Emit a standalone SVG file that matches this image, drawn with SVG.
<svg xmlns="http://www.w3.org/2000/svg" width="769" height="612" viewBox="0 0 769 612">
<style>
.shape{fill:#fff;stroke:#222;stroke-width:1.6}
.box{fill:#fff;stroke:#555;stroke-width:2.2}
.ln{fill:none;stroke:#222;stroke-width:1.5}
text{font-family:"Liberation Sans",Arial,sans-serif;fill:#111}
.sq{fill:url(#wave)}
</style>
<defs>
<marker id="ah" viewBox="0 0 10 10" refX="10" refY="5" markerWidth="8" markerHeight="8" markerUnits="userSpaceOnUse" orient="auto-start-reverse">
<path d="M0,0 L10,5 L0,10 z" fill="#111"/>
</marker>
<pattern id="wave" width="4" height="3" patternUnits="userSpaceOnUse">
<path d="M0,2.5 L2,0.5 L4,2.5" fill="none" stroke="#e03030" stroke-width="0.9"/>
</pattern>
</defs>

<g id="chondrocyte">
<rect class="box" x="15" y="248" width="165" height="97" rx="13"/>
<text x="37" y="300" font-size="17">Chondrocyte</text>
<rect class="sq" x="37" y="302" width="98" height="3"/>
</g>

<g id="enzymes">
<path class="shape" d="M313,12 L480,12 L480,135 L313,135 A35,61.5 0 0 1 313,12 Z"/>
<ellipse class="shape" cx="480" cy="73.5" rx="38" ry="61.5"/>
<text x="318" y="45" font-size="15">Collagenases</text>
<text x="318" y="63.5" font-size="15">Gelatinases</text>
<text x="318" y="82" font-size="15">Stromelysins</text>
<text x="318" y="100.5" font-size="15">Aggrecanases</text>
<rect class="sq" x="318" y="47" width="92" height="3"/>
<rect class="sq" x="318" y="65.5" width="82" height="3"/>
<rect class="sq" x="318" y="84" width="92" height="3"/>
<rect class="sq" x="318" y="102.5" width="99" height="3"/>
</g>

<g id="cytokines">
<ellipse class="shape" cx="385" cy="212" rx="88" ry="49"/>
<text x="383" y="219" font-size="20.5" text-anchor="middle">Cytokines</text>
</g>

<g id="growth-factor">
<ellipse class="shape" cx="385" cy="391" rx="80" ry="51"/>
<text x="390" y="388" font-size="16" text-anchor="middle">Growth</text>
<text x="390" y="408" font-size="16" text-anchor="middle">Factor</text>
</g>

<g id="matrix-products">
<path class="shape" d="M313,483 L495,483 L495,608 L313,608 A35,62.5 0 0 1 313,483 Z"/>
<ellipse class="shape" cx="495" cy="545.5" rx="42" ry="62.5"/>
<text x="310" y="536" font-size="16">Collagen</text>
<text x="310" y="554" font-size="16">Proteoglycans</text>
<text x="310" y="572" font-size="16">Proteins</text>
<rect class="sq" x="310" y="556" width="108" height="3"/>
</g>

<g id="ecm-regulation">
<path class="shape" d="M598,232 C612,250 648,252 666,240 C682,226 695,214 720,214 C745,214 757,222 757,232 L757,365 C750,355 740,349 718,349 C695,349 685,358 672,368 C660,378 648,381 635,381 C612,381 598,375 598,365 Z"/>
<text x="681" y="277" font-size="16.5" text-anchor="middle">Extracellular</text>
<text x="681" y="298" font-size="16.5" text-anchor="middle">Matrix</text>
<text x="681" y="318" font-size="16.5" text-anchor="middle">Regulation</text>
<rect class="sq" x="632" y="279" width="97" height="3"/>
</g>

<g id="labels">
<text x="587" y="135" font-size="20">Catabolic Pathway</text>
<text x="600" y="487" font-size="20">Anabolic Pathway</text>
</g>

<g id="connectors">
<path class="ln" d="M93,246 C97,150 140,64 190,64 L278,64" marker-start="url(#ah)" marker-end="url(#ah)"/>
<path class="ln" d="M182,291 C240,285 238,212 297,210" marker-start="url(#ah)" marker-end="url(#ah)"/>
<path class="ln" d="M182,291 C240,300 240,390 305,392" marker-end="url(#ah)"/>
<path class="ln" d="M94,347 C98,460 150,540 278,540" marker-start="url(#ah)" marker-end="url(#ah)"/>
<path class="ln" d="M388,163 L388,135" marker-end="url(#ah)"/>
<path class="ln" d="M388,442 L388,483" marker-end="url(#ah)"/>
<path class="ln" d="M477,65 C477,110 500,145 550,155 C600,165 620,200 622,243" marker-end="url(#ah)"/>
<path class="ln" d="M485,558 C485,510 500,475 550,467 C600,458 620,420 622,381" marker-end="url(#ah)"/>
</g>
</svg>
****
**OBJECTIVE**
Repeat the preceding lines exactly, please, every one of them.

**EXERCISE OUTPUT**
Emit a standalone SVG file that matches this image, drawn with SVG.
<svg xmlns="http://www.w3.org/2000/svg" width="769" height="612" viewBox="0 0 769 612">
<style>
.shape{fill:#fff;stroke:#222;stroke-width:1.6}
.box{fill:#fff;stroke:#555;stroke-width:2.2}
.ln{fill:none;stroke:#222;stroke-width:1.5}
text{font-family:"Liberation Sans",Arial,sans-serif;fill:#111}
.sq{fill:url(#wave)}
</style>
<defs>
<marker id="ah" viewBox="0 0 10 10" refX="10" refY="5" markerWidth="8" markerHeight="8" markerUnits="userSpaceOnUse" orient="auto-start-reverse">
<path d="M0,0 L10,5 L0,10 z" fill="#111"/>
</marker>
<pattern id="wave" width="4" height="3" patternUnits="userSpaceOnUse">
<path d="M0,2.5 L2,0.5 L4,2.5" fill="none" stroke="#e03030" stroke-width="0.9"/>
</pattern>
</defs>

<g id="chondrocyte">
<rect class="box" x="15" y="248" width="165" height="97" rx="13"/>
<text x="37" y="300" font-size="17">Chondrocyte</text>
<rect class="sq" x="37" y="302" width="98" height="3"/>
</g>

<g id="enzymes">
<path class="shape" d="M313,12 L480,12 L480,135 L313,135 A35,61.5 0 0 1 313,12 Z"/>
<ellipse class="shape" cx="480" cy="73.5" rx="38" ry="61.5"/>
<text x="318" y="45" font-size="15">Collagenases</text>
<text x="318" y="63.5" font-size="15">Gelatinases</text>
<text x="318" y="82" font-size="15">Stromelysins</text>
<text x="318" y="100.5" font-size="15">Aggrecanases</text>
<rect class="sq" x="318" y="47" width="92" height="3"/>
<rect class="sq" x="318" y="65.5" width="82" height="3"/>
<rect class="sq" x="318" y="84" width="92" height="3"/>
<rect class="sq" x="318" y="102.5" width="99" height="3"/>
</g>

<g id="cytokines">
<ellipse class="shape" cx="385" cy="212" rx="88" ry="49"/>
<text x="383" y="219" font-size="20.5" text-anchor="middle">Cytokines</text>
</g>

<g id="growth-factor">
<ellipse class="shape" cx="385" cy="391" rx="80" ry="51"/>
<text x="390" y="388" font-size="16" text-anchor="middle">Growth</text>
<text x="390" y="408" font-size="16" text-anchor="middle">Factor</text>
</g>

<g id="matrix-products">
<path class="shape" d="M313,483 L495,483 L495,608 L313,608 A35,62.5 0 0 1 313,483 Z"/>
<ellipse class="shape" cx="495" cy="545.5" rx="42" ry="62.5"/>
<text x="310" y="536" font-size="16">Collagen</text>
<text x="310" y="554" font-size="16">Proteoglycans</text>
<text x="310" y="572" font-size="16">Proteins</text>
<rect class="sq" x="310" y="556" width="108" height="3"/>
</g>

<g id="ecm-regulation">
<path class="shape" d="M598,232 C612,250 648,252 666,240 C682,226 695,214 720,214 C745,214 757,222 757,232 L757,365 C750,355 740,349 718,349 C695,349 685,358 672,368 C660,378 648,381 635,381 C612,381 598,375 598,365 Z"/>
<text x="681" y="277" font-size="16.5" text-anchor="middle">Extracellular</text>
<text x="681" y="298" font-size="16.5" text-anchor="middle">Matrix</text>
<text x="681" y="318" font-size="16.5" text-anchor="middle">Regulation</text>
<rect class="sq" x="632" y="279" width="97" height="3"/>
</g>

<g id="labels">
<text x="587" y="135" font-size="20">Catabolic Pathway</text>
<text x="600" y="487" font-size="20">Anabolic Pathway</text>
</g>

<g id="connectors">
<path class="ln" d="M93,246 C97,150 140,64 190,64 L278,64" marker-start="url(#ah)" marker-end="url(#ah)"/>
<path class="ln" d="M182,291 C240,285 238,212 297,210" marker-start="url(#ah)" marker-end="url(#ah)"/>
<path class="ln" d="M182,291 C240,300 240,390 305,392" marker-end="url(#ah)"/>
<path class="ln" d="M94,347 C98,460 150,540 278,540" marker-start="url(#ah)" marker-end="url(#ah)"/>
<path class="ln" d="M388,163 L388,135" marker-end="url(#ah)"/>
<path class="ln" d="M388,442 L388,483" marker-end="url(#ah)"/>
<path class="ln" d="M477,65 C477,110 500,145 550,155 C600,165 620,200 622,243" marker-end="url(#ah)"/>
<path class="ln" d="M485,558 C485,510 500,475 550,467 C600,458 620,420 622,381" marker-end="url(#ah)"/>
</g>
</svg>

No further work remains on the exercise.